Aquellos padres que fueron criados en familias en las que los padres cometieron graves faltas en la educación de sus hijos muchas veces acaban repitiendo esos mismos errores con sus propios hijos a menos que hagan un esfuerzo muy concienzudo y muy grande por mejorarse a ellos mismos como personas. Por lo tanto, el padre tiene la responsabilidad de formarse a sí mismo como es debido antes de poder formar a su hijo.

Por consiguiente, nuestro desafío inicial en la educación de nuestros hijos es mejorarnos a nosotros mismos. Muy pocos de nosotros tenemos padres perfectos que fueron modelos perfectos en tanto que padres. Todos tenemos defectos. Al rectificar nuestros defectos, estaremos en mejor situación para darles a nuestros hijos.

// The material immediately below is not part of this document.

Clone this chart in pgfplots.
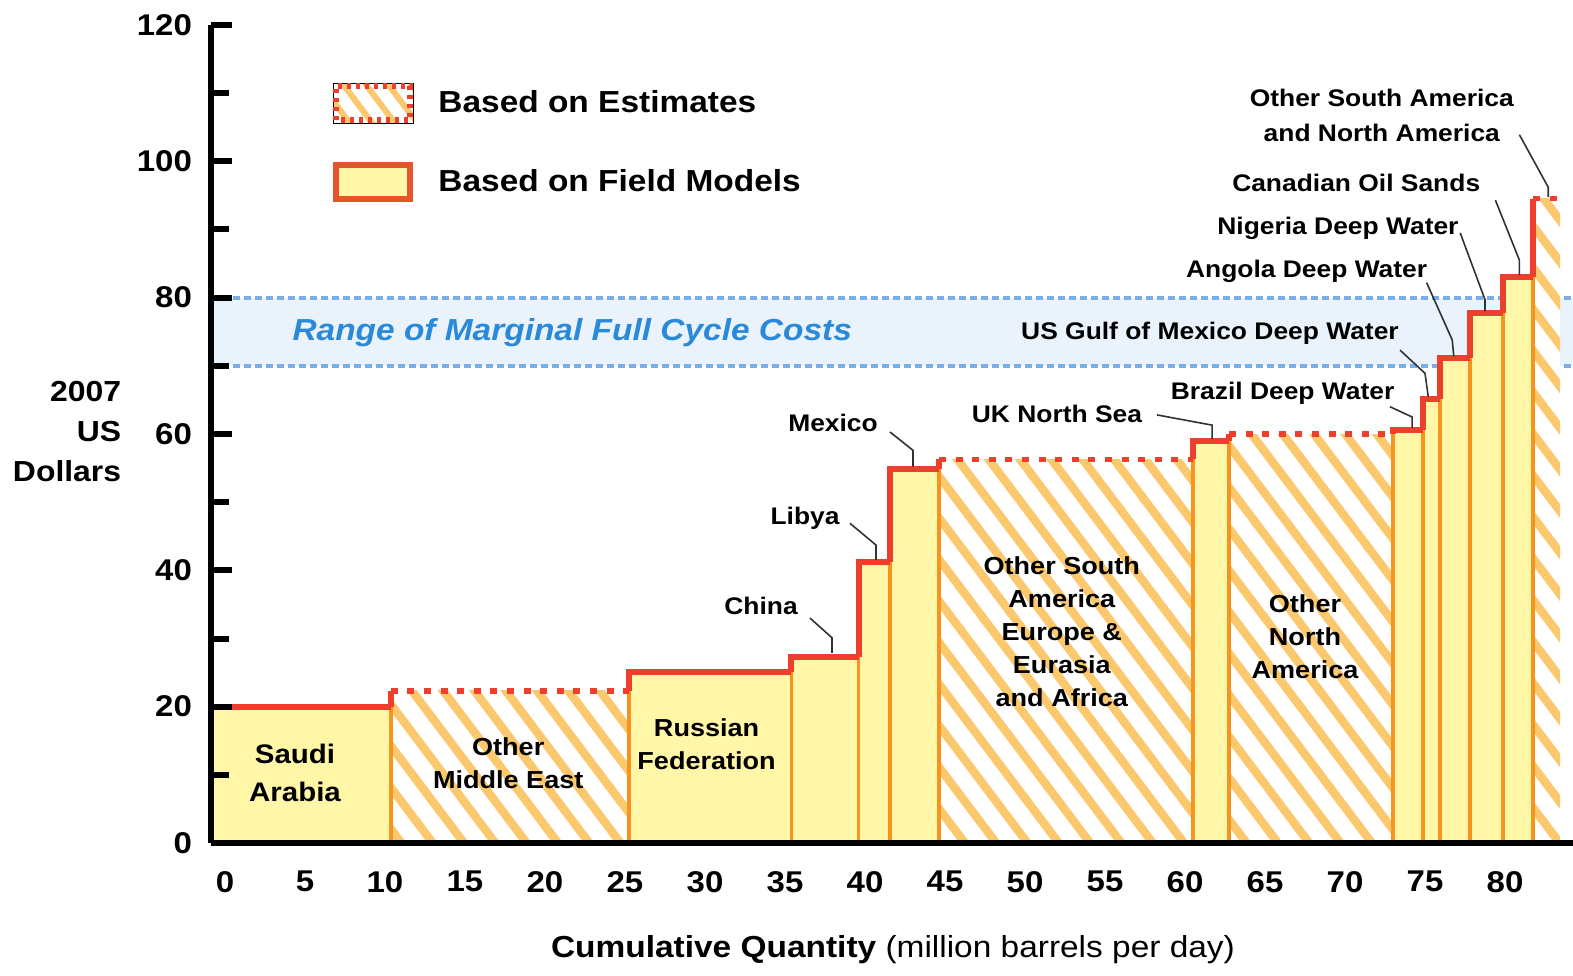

Según el principio anterior, según el cual la persona sólo puede darle al otro aquello que ella misma posee, ahora podemos entender la famosa anécdota que se cuenta del “Jafetz Jaim” (Rabí Israel Meir Kegan). Y la anécdota es la siguiente: Una vez una pareja le preguntó al sabio Jafetz Jaim que bendijera a su hijo recién nacido para que llegara a ser un gran sabio y erudito de la Torá. Él les respondió que llegaron demasiado tarde. La pareja no podía creer lo que estaban oyendo. ¿Por qué era tarde? ¡Si el bebé tenía apenas un mes de edad! Entonces el Jafetz Jaim les dijo que ellos tendrían que haber ido a verlo veinte años antes. Otra vez la pareja no entendió las palabras del sabio. ¡Veinte años antes, ellos mismos eran dos bebés! Lo que el Jafetz Jaim quería decirles era que ellos mismos no iban a poder darle a su hijo aquello que ellos mismos no poseían. Si ellos querían que su hijo llegara a ser un grande de la Torá entonces ellos mismos debían amar a la Torá y hacer todo lo que estuviera a su alcance por cumplir los preceptos de Hashem.

Los dos fruncieron el ceño, obviamente descorazonados. “No se preocupen”, los consoló el Jafetz Jaim, “Yo solamente quería que internalizaran un principio de gran importancia. Pero si a partir de hoy ustedes hacen lo mejor que pueden por mejorar sus propios rasgos de carácter, entonces su recompensa será doble: verán que tienen éxito en sus propias vidas y al mismo tiempo obtendrán enorme gratificación de todos sus descendientes, quienes irán todos por la buena senda”.

Llegamos entonces a una conclusión sorprendente: el cimiento de la educación de los hiojs es la educación de nosotros mismos como personas. Como dijimos antes: Si lo practicamos, podemos transmitirlo. Todas las faltas que les encontramos a nuestros hijos deberán ser una luz roja para advertirnos que nosotros también tenemos esa misma falta. Por eso, lo mejor que podemos hacer es enfocar nuestra atención en nuestras propias faltas y no en la de nuestros hijos.